Print the listing in its entirety and exactly, leaving out images.

---------------

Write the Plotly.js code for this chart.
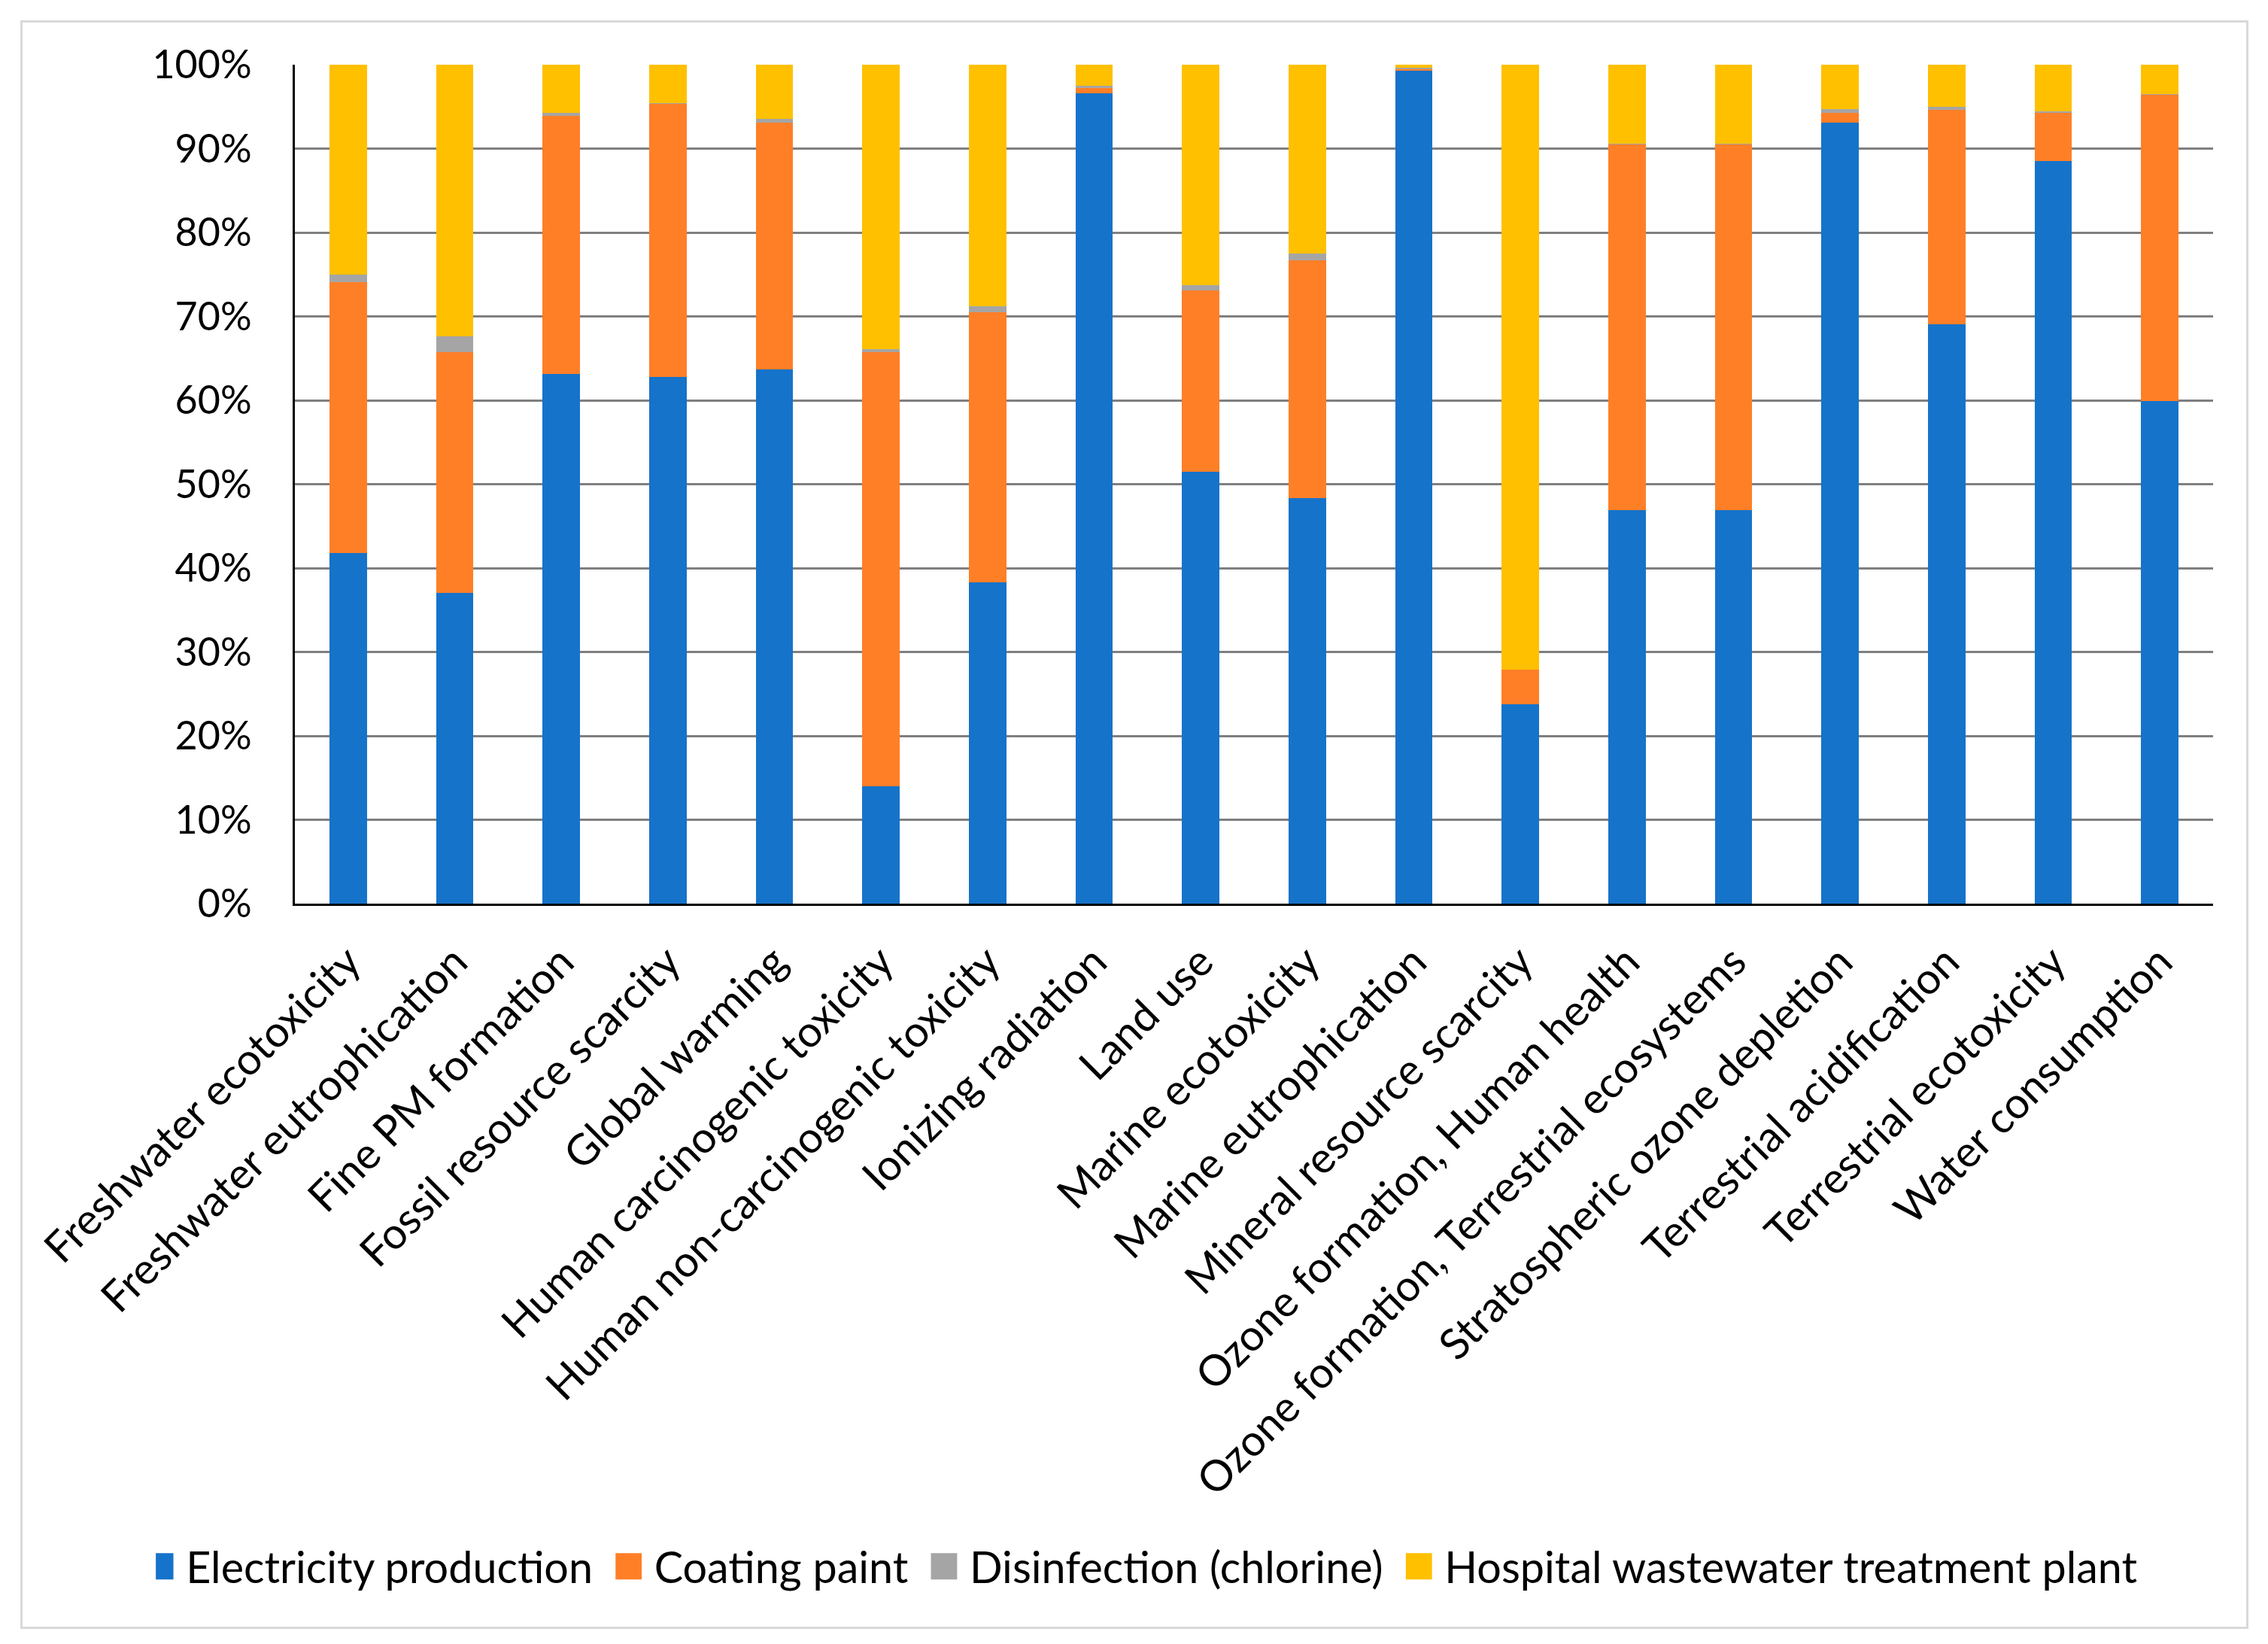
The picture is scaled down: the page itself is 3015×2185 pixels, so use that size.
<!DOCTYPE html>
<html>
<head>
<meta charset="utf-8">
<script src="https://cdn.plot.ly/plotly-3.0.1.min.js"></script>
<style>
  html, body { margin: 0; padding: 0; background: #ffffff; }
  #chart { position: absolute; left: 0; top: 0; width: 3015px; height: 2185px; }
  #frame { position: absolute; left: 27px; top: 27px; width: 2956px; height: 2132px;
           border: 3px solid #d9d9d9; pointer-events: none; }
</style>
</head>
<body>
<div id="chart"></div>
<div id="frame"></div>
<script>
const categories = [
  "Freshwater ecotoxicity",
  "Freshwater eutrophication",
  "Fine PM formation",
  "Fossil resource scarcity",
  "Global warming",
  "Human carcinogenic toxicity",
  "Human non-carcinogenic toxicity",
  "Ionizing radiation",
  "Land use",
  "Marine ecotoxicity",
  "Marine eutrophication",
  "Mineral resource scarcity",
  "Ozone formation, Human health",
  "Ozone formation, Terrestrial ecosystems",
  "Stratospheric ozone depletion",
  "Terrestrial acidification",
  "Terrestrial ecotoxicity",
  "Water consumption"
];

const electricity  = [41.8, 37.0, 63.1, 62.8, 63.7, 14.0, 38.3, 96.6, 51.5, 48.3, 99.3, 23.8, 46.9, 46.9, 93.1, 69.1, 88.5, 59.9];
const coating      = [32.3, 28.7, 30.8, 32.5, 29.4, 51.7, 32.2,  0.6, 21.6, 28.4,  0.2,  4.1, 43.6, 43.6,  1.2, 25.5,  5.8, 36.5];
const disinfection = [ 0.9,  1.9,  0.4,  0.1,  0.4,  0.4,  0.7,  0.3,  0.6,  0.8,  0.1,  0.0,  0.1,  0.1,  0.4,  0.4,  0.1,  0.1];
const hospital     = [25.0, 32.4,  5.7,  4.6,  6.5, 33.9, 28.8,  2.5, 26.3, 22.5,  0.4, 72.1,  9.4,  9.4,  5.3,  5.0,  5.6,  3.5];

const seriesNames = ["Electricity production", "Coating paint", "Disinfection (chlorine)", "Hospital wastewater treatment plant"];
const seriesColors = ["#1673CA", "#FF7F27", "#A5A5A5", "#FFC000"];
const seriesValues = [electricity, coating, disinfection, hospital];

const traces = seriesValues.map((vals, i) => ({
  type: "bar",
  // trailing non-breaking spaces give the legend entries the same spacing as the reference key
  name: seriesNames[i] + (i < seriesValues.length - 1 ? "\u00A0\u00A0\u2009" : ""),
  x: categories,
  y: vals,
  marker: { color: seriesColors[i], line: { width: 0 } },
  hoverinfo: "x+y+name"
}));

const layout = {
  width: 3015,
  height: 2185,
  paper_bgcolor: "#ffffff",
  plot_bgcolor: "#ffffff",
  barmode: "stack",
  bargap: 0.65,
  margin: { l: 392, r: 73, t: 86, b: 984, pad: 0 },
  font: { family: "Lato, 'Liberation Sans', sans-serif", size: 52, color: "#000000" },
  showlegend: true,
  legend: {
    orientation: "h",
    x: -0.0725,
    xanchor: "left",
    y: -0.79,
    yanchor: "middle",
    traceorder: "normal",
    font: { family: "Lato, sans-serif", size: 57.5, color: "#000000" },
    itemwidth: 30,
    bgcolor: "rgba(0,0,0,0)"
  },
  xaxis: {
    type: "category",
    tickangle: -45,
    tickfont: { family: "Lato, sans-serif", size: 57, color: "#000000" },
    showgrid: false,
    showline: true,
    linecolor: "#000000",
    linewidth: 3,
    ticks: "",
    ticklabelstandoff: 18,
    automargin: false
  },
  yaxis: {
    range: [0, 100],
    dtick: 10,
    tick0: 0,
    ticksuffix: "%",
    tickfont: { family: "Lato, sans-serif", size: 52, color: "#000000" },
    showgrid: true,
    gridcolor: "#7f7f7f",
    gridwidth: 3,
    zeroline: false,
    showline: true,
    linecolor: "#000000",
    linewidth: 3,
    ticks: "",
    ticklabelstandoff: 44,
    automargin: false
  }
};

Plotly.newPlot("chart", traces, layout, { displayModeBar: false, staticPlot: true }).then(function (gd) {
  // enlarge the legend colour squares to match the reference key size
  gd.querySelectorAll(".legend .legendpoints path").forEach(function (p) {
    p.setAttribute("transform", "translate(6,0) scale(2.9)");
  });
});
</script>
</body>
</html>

---------------

* _RIGHT ANSWER_:
Write the Plotly.js code for this chart.
The picture is scaled down: the page itself is 3015×2185 pixels, so use that size.
<!DOCTYPE html>
<html>
<head>
<meta charset="utf-8">
<script src="https://cdn.plot.ly/plotly-3.0.1.min.js"></script>
<style>
  html, body { margin: 0; padding: 0; background: #ffffff; }
  #chart { position: absolute; left: 0; top: 0; width: 3015px; height: 2185px; }
  #frame { position: absolute; left: 27px; top: 27px; width: 2956px; height: 2132px;
           border: 3px solid #d9d9d9; pointer-events: none; }
</style>
</head>
<body>
<div id="chart"></div>
<div id="frame"></div>
<script>
const categories = [
  "Freshwater ecotoxicity",
  "Freshwater eutrophication",
  "Fine PM formation",
  "Fossil resource scarcity",
  "Global warming",
  "Human carcinogenic toxicity",
  "Human non-carcinogenic toxicity",
  "Ionizing radiation",
  "Land use",
  "Marine ecotoxicity",
  "Marine eutrophication",
  "Mineral resource scarcity",
  "Ozone formation, Human health",
  "Ozone formation, Terrestrial ecosystems",
  "Stratospheric ozone depletion",
  "Terrestrial acidification",
  "Terrestrial ecotoxicity",
  "Water consumption"
];

const electricity  = [41.8, 37.0, 63.1, 62.8, 63.7, 14.0, 38.3, 96.6, 51.5, 48.3, 99.3, 23.8, 46.9, 46.9, 93.1, 69.1, 88.5, 59.9];
const coating      = [32.3, 28.7, 30.8, 32.5, 29.4, 51.7, 32.2,  0.6, 21.6, 28.4,  0.2,  4.1, 43.6, 43.6,  1.2, 25.5,  5.8, 36.5];
const disinfection = [ 0.9,  1.9,  0.4,  0.1,  0.4,  0.4,  0.7,  0.3,  0.6,  0.8,  0.1,  0.0,  0.1,  0.1,  0.4,  0.4,  0.1,  0.1];
const hospital     = [25.0, 32.4,  5.7,  4.6,  6.5, 33.9, 28.8,  2.5, 26.3, 22.5,  0.4, 72.1,  9.4,  9.4,  5.3,  5.0,  5.6,  3.5];

const seriesNames = ["Electricity production", "Coating paint", "Disinfection (chlorine)", "Hospital wastewater treatment plant"];
const seriesColors = ["#1673CA", "#FF7F27", "#A5A5A5", "#FFC000"];
const seriesValues = [electricity, coating, disinfection, hospital];

const traces = seriesValues.map((vals, i) => ({
  type: "bar",
  // trailing non-breaking spaces give the legend entries the same spacing as the reference key
  name: seriesNames[i] + (i < seriesValues.length - 1 ? "\u00A0\u00A0\u2009" : ""),
  x: categories,
  y: vals,
  marker: { color: seriesColors[i], line: { width: 0 } },
  hoverinfo: "x+y+name"
}));

const layout = {
  width: 3015,
  height: 2185,
  paper_bgcolor: "#ffffff",
  plot_bgcolor: "#ffffff",
  barmode: "stack",
  bargap: 0.65,
  margin: { l: 392, r: 73, t: 86, b: 984, pad: 0 },
  font: { family: "Lato, 'Liberation Sans', sans-serif", size: 52, color: "#000000" },
  showlegend: true,
  legend: {
    orientation: "h",
    x: -0.0725,
    xanchor: "left",
    y: -0.79,
    yanchor: "middle",
    traceorder: "normal",
    font: { family: "Lato, sans-serif", size: 57.5, color: "#000000" },
    itemwidth: 30,
    bgcolor: "rgba(0,0,0,0)"
  },
  xaxis: {
    type: "category",
    tickangle: -45,
    tickfont: { family: "Lato, sans-serif", size: 57, color: "#000000" },
    showgrid: false,
    showline: true,
    linecolor: "#000000",
    linewidth: 3,
    ticks: "",
    ticklabelstandoff: 18,
    automargin: false
  },
  yaxis: {
    range: [0, 100],
    dtick: 10,
    tick0: 0,
    ticksuffix: "%",
    tickfont: { family: "Lato, sans-serif", size: 52, color: "#000000" },
    showgrid: true,
    gridcolor: "#7f7f7f",
    gridwidth: 3,
    zeroline: false,
    showline: true,
    linecolor: "#000000",
    linewidth: 3,
    ticks: "",
    ticklabelstandoff: 44,
    automargin: false
  }
};

Plotly.newPlot("chart", traces, layout, { displayModeBar: false, staticPlot: true }).then(function (gd) {
  // enlarge the legend colour squares to match the reference key size
  gd.querySelectorAll(".legend .legendpoints path").forEach(function (p) {
    p.setAttribute("transform", "translate(6,0) scale(2.9)");
  });
});
</script>
</body>
</html>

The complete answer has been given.